4. Identify some small items that give you pleasure that add atmosphere to your room/home. I always have music to turn on as it lightens my mood, with Pandora or playlists on my phone or computer, always nearby.
I keep a stash of dark chocolate, salted almonds just for a nibble when I need a treat.. Also, I try to keep at least one room (the living room) where it is orderly, picked up, civilized. Then when I sit there, I don’t always feel like I have to pick up something.
Candles are lit, just because I like candles.
Bath salts are on the side of my tub, so that if I can squeeze in a hot bath on these cold winter nights, I can luxuriate for a few moments. For me, this would be after 10 or sometimes 11 at night, as I do not get a break from people before then—and I have to decide if my need is more for sleep or for relaxing—but the bath salts are there waiting for me, when I decide!)
5. Call, write, or make a coffee or tea date with someone who fills your heart’s needs or inspires your soul. Though I am blessed with friends from many different places, there are a few very special ones who fill my soul just by being with them. Actually, my children are now some of my most alive friends and fill me up just to be with them.
We all need emotional affirmation for our well-being as much as the body needs calories for physical sustenance. You have to take responsibility to nurture your own soul as usually, in this busy, fast-paced culture, no one else will think of it for you.
If you do not currently have a soul-mate, go to a favorite book, a favorite author, and have time at a private, more quiet coffee shop with your book, your journal, your Bible in hand and fill your own heart with the love from that book or from the Lord. My quiet, alone times in the midst of all my moves when loneliness threatened became a foundation for my soul-life. Lonely times can be strategic times of holding all that is dear and stretching toward God. My life-messages have truly come from these times in my own life. Turn despair into hope, and you will find light in your darkness if you turn your heart towards Him.

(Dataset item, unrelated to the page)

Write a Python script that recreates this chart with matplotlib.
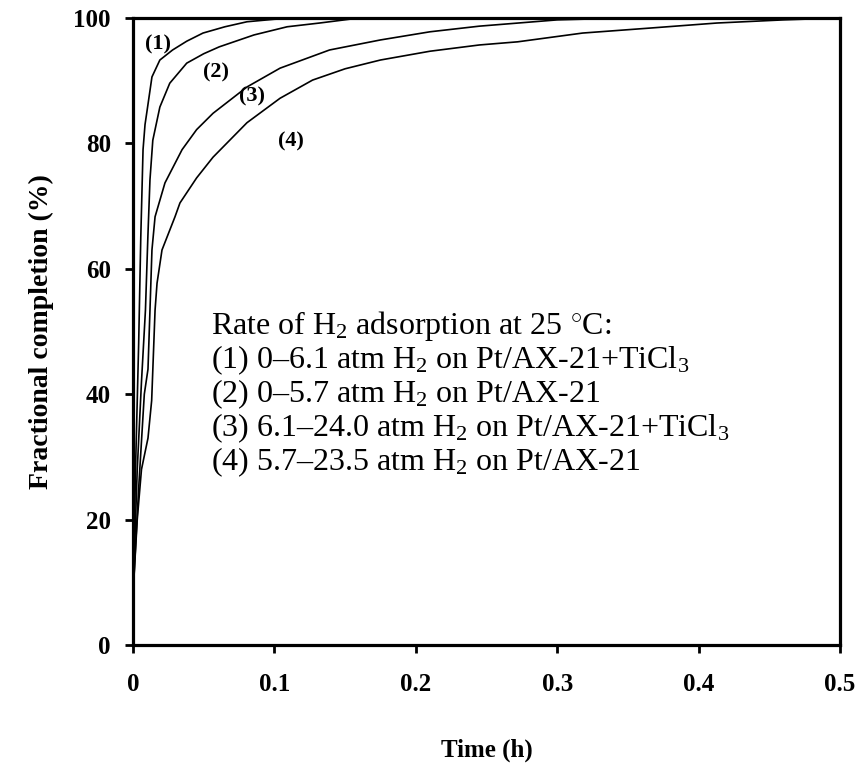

And most of all, clothe your heart with a decision to take joy every day—notice God’s fingerprints, see the colors and beauty, and breathe the moments of every day into your memory with as much grace as your heart will allow. This is the day the Lord has made---practice rejoicing and you will find yourself more content.
And lastly, give yourself generously to someone who needs a lift, a word of encouragement, a call, hope—give one bit of yourself to someone outside of your family, and your heart will be lifted when you exercise compassion on someone less fortunate than you.
I pray you will find peace this holiday season as you take time to intentionally tend your soul!